In his 1993 race for the U.S. Senate, the Massachusetts Republican spoke eloquently of abortion rights, protecting gays from discrimination and the possibilities of stem-cell research. The Church of Jesus Christ of Latter-day Saints (the Mormons), which had disciplined some other church members for taking similar positions publicly, took no action against Romney.
These days, Romney talks like a Southern Baptist.
Jesus is his "personal savior," Romney told a South Carolina newspaper recently. He's recently awakened to how Roe v. Wade has "cheapened the value of human life." And that includes stem-cell research.
The opposition within the Mormon community is clearly based on his move to the right on political issues and not any fundamental theological shift by Romney. This is no surprise. Liberal Mormons shouldn't be expected to support a conservative candidate.
But this article should at least undercut some of the rhetoric that Romney's conservative convictions came out of his faith. As outlined in the article, Romney once was to the left of Mormon orthodoxy and now he is to the right of it.
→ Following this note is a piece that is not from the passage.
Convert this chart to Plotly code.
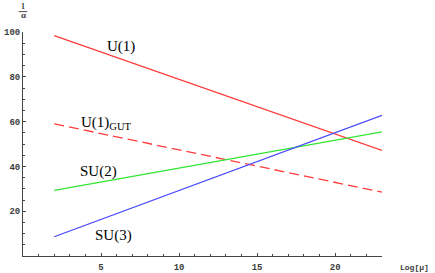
import plotly.graph_objects as go

# Data
log_mu = [2, 23]
u1 = [98.4, 47.1]
u1_gut = [59.0, 28.5]
su2 = [29.3, 55.4]
su3 = [8.6, 62.8]

x_ticks = [5, 10, 15, 20]
y_ticks = [20, 40, 60, 80, 100]

labels = [
    ("U(1)", 6.3, 93.7),
    ("U(1)<sub>GUT</sub>", 5.3, 59.4),
    ("SU(2)", 4.83, 37.8),
    ("SU(3)", 5.77, 9.2),
]

RED = "rgb(255,60,60)"
GREEN = "rgb(50,230,50)"
BLUE = "rgb(70,70,255)"
AXIS = "rgb(70,70,70)"
TICKFONT = dict(family="Liberation Mono", size=9, color="rgb(60,60,60)", weight="bold")

fig = go.Figure()
fig.add_trace(go.Scatter(x=log_mu, y=u1, mode="lines", line=dict(color=RED, width=1.3)))
fig.add_trace(go.Scatter(x=log_mu, y=u1_gut, mode="lines", line=dict(color=RED, width=1.3, dash="10px,5px")))
fig.add_trace(go.Scatter(x=log_mu, y=su2, mode="lines", line=dict(color=GREEN, width=1.3)))
fig.add_trace(go.Scatter(x=log_mu, y=su3, mode="lines", line=dict(color=BLUE, width=1.3)))

for text, x, y in labels:
    fig.add_annotation(x=x, y=y, text=text, showarrow=False, xref="x", yref="y",
                       font=dict(family="Liberation Serif", size=15, color="black"))

# axis labels
fig.add_annotation(x=0, y=1, xref="paper", yref="paper", text="<b>1</b>", showarrow=False,
                   xanchor="center", yanchor="bottom", yshift=19,
                   font=dict(family="Liberation Serif", size=8, color="rgb(60,60,60)"))
fig.add_annotation(x=0, y=1, xref="paper", yref="paper", text="<b>α</b>", showarrow=False,
                   xanchor="center", yanchor="bottom", yshift=10,
                   font=dict(family="Liberation Serif", size=9, color="rgb(60,60,60)"))
fig.add_shape(type="line", xref="paper", yref="paper", x0=-0.012, x1=0.012, y0=1.091, y1=1.091,
              line=dict(color="rgb(80,80,80)", width=1))
fig.add_annotation(x=1, y=0, xref="paper", yref="paper", text="Log[μ]", showarrow=False,
                   xanchor="left", yanchor="middle", xshift=16, yshift=-11,
                   font=dict(family="Liberation Mono", size=8, color="rgb(60,60,60)", weight="bold"))

fig.update_xaxes(range=[0, 23], tickvals=x_ticks, ticks="inside", ticklen=3, tickwidth=1,
                 tickcolor=AXIS, showline=True, linecolor=AXIS, linewidth=1, showgrid=False,
                 zeroline=False, tickfont=TICKFONT, automargin=False, ticklabelstandoff=2,
                 minor=dict(dtick=1, tick0=0, ticks="inside", ticklen=2, tickcolor=AXIS, showgrid=False))
fig.update_yaxes(range=[0, 100], tickvals=y_ticks, ticks="inside", ticklen=3, tickwidth=1,
                 tickcolor=AXIS, showline=True, linecolor=AXIS, linewidth=1, showgrid=False,
                 zeroline=False, tickfont=TICKFONT, automargin=False,
                 minor=dict(dtick=5, tick0=0, ticks="inside", ticklen=2, tickcolor=AXIS, showgrid=False))

fig.update_layout(width=435, height=273, showlegend=False,
                  margin=dict(l=23, r=53, t=31.5, b=16.5, autoexpand=False),
                  paper_bgcolor="white", plot_bgcolor="white")

fig.write_html("out.html", config={"displayModeBar": False},
               post_script="document.body.style.margin='0';document.body.style.padding='0';")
This brings me to an Washington Post op-ed by editorial writer Stephen Stromberg, who grew up as a Mormon in California. He lays out an argument that Romney's religious views should have no effect on the race and should not be examined:
But regardless of how uncomfortable some of these characteristics make some feel, it is unproductive to focus on Romney's Mormonism. A candidate's faith, like that of an L.A. high school student or anyone else is ultimately a complex and personal phenomenon, even in the context of a highly centralized religious organization. My experience in Mormon congregations across the country has taught me that it is impossible to tell precisely how individual Mormons will apply their religious principles to their professional lives. And beyond encouraging hard work and honesty, the church itself is hardly definitive on the subject. Consider the divergent examples of other well-known Mormons -- those of Sen. Orrin Hatch (R-Utah) and Senate Majority Leader Harry Reid (D-Nev.), say.
No one but Romney can know how his beliefs might affect his judgment.
This is all well and good if you're not a reporter, but if you are, attention to Romney's Mormon faith is very relevant. As much as we may wish it, Americans care about a person's religious affiliation, and the Mormon issue will matter to Romney as he continues his run for the Republican nomination for the presidency.
Reporters should not be expected to ignore this aspect of Romney's campaign. In fact, until Romney addresses the subject and explains how his faith affects or does not affect his policies, reporters will continue to write about the confusion, the flip-flops and the shifting positions.